Given records –
--------
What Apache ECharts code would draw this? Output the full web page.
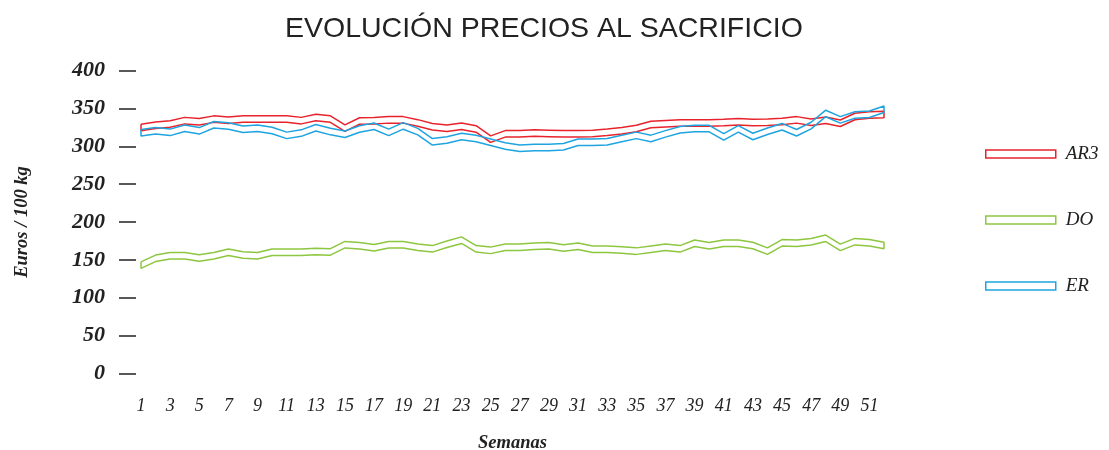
--------
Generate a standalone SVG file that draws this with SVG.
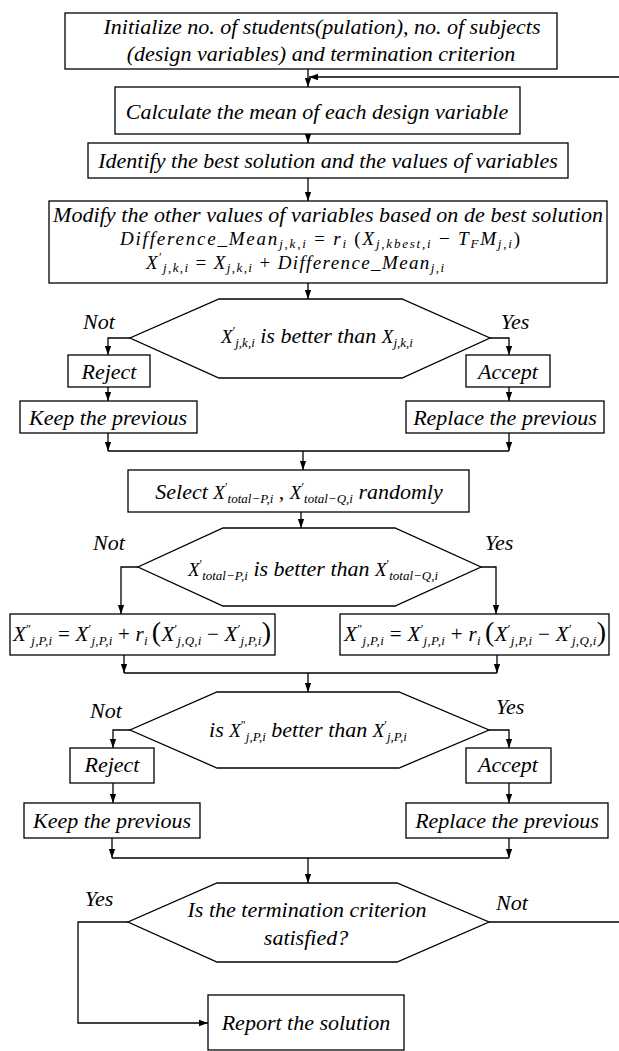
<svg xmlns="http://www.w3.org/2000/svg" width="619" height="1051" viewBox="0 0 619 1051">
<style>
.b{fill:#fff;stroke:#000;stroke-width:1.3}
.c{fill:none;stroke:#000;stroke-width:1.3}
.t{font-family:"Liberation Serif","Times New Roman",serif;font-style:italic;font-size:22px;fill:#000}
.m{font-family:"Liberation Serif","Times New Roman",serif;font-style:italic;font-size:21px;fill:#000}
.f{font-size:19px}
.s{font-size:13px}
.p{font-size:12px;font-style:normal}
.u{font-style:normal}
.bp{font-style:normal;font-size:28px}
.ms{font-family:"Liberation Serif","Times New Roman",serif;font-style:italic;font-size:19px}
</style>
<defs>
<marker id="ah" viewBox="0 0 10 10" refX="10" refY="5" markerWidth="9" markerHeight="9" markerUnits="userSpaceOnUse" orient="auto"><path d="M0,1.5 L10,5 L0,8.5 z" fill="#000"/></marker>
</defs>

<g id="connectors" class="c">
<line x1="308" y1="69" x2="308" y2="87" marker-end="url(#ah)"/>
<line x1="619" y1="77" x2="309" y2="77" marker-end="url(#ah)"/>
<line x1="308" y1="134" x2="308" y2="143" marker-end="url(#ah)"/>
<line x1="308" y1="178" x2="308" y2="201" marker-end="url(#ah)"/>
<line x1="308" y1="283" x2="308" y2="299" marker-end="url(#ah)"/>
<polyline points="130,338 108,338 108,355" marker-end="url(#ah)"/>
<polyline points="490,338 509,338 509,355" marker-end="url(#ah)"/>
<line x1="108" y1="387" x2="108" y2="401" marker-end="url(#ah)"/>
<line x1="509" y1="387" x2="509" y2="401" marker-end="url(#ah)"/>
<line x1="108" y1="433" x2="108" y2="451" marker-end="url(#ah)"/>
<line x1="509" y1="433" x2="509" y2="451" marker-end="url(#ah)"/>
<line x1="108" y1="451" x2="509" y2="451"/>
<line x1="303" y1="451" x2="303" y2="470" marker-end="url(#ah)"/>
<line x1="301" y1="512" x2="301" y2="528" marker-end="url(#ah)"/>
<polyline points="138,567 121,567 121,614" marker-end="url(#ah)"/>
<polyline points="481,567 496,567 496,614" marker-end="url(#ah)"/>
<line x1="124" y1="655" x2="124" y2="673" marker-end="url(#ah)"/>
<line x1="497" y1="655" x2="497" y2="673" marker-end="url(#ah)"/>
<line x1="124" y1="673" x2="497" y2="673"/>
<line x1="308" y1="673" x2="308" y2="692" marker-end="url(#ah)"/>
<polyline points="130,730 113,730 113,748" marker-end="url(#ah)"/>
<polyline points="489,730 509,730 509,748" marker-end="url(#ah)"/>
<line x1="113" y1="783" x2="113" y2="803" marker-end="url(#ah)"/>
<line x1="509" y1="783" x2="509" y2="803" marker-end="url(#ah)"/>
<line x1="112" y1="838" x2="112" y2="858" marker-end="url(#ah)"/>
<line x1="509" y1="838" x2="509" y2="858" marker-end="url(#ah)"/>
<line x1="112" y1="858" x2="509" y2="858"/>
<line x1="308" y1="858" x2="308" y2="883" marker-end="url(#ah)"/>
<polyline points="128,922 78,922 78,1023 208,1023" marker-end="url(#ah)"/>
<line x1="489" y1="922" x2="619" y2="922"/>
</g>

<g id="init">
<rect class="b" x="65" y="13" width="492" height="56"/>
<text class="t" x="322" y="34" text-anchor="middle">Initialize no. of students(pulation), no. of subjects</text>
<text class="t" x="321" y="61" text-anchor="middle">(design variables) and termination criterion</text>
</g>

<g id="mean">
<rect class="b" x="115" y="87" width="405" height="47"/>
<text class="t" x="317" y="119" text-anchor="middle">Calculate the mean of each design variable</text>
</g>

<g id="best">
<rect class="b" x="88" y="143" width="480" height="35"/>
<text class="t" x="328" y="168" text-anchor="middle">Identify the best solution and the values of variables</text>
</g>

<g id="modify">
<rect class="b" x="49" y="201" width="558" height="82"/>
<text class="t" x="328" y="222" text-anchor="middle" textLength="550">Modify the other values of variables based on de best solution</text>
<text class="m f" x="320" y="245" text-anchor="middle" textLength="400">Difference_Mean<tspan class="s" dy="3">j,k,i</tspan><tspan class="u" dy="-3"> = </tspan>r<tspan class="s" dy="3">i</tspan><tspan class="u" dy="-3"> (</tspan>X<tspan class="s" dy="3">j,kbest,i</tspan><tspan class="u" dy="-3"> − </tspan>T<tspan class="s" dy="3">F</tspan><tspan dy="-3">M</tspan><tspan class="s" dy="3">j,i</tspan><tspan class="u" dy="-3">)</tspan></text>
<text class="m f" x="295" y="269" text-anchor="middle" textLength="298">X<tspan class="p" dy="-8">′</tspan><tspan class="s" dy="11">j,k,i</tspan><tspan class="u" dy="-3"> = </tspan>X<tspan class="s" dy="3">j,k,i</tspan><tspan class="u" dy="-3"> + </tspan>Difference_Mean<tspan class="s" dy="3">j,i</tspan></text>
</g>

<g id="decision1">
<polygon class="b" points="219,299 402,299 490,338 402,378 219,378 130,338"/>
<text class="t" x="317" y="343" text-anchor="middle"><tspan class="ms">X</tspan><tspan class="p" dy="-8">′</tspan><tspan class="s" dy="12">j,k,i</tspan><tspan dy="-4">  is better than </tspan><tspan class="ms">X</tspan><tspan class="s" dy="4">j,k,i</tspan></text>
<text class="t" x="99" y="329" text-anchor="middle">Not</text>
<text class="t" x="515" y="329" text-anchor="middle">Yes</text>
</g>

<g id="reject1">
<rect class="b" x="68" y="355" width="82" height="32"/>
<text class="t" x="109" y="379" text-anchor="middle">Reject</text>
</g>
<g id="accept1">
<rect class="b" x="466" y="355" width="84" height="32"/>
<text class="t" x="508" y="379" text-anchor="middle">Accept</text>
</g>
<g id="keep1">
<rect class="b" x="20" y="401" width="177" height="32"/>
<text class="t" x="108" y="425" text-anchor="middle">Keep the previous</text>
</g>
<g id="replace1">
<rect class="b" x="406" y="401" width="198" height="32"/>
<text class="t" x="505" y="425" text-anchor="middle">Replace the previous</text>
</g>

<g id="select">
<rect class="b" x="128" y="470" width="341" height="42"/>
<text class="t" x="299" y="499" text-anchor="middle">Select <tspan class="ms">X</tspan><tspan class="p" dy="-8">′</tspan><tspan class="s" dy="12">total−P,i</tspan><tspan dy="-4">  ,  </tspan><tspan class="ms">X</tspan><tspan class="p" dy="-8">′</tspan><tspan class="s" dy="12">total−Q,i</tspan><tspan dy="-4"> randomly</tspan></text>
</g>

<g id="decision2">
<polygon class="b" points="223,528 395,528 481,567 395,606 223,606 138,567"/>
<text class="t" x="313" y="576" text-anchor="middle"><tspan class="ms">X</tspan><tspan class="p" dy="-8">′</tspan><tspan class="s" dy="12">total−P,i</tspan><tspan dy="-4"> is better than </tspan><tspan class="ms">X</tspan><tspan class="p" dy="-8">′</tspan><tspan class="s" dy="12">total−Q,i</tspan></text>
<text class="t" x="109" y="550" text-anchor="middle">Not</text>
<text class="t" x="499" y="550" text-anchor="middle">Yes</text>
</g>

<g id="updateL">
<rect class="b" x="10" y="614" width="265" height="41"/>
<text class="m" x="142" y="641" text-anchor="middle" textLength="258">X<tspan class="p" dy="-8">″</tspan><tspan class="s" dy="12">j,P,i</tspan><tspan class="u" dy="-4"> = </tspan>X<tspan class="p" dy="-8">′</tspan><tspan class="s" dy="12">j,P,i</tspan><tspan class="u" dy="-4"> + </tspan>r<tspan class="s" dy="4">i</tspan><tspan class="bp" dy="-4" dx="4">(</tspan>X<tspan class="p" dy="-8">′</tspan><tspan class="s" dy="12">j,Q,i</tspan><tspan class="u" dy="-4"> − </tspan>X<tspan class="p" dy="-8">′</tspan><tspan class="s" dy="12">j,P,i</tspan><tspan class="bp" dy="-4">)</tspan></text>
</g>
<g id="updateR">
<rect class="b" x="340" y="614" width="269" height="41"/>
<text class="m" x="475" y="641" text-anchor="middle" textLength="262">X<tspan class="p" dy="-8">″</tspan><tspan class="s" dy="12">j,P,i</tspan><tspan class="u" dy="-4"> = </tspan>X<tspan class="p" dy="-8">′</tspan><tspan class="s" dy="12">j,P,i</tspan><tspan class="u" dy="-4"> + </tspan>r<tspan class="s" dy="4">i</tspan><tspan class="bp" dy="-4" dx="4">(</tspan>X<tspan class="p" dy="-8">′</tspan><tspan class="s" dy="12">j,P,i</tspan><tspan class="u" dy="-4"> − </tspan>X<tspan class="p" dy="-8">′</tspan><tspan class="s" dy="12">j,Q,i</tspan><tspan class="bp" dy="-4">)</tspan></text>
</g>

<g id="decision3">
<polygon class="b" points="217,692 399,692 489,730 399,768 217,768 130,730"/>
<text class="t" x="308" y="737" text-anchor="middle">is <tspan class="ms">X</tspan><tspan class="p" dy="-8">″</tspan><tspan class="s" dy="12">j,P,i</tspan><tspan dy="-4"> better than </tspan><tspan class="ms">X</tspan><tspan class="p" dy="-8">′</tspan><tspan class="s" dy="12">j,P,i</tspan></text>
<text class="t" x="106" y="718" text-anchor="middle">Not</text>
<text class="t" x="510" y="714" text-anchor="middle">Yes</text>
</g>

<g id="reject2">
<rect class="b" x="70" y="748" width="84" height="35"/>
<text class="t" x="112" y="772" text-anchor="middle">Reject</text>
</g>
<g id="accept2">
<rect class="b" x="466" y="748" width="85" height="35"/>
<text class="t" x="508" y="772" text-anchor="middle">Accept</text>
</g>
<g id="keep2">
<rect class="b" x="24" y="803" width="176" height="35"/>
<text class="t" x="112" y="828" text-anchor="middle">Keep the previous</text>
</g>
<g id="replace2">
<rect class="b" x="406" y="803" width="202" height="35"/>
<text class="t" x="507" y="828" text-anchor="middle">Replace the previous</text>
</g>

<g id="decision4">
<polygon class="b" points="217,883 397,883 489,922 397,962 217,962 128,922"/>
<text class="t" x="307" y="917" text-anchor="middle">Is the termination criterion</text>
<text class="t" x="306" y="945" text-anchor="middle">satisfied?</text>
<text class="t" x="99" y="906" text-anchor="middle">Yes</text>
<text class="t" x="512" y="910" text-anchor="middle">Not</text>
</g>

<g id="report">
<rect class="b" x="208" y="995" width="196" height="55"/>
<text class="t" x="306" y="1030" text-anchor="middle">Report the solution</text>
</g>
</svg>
--------
Exercise brief –
Gather each line of the listing containing the word "this" and show it.

Task output –
What Apache ECharts code would draw this? Output the full web page.
Generate a standalone SVG file that draws this with SVG.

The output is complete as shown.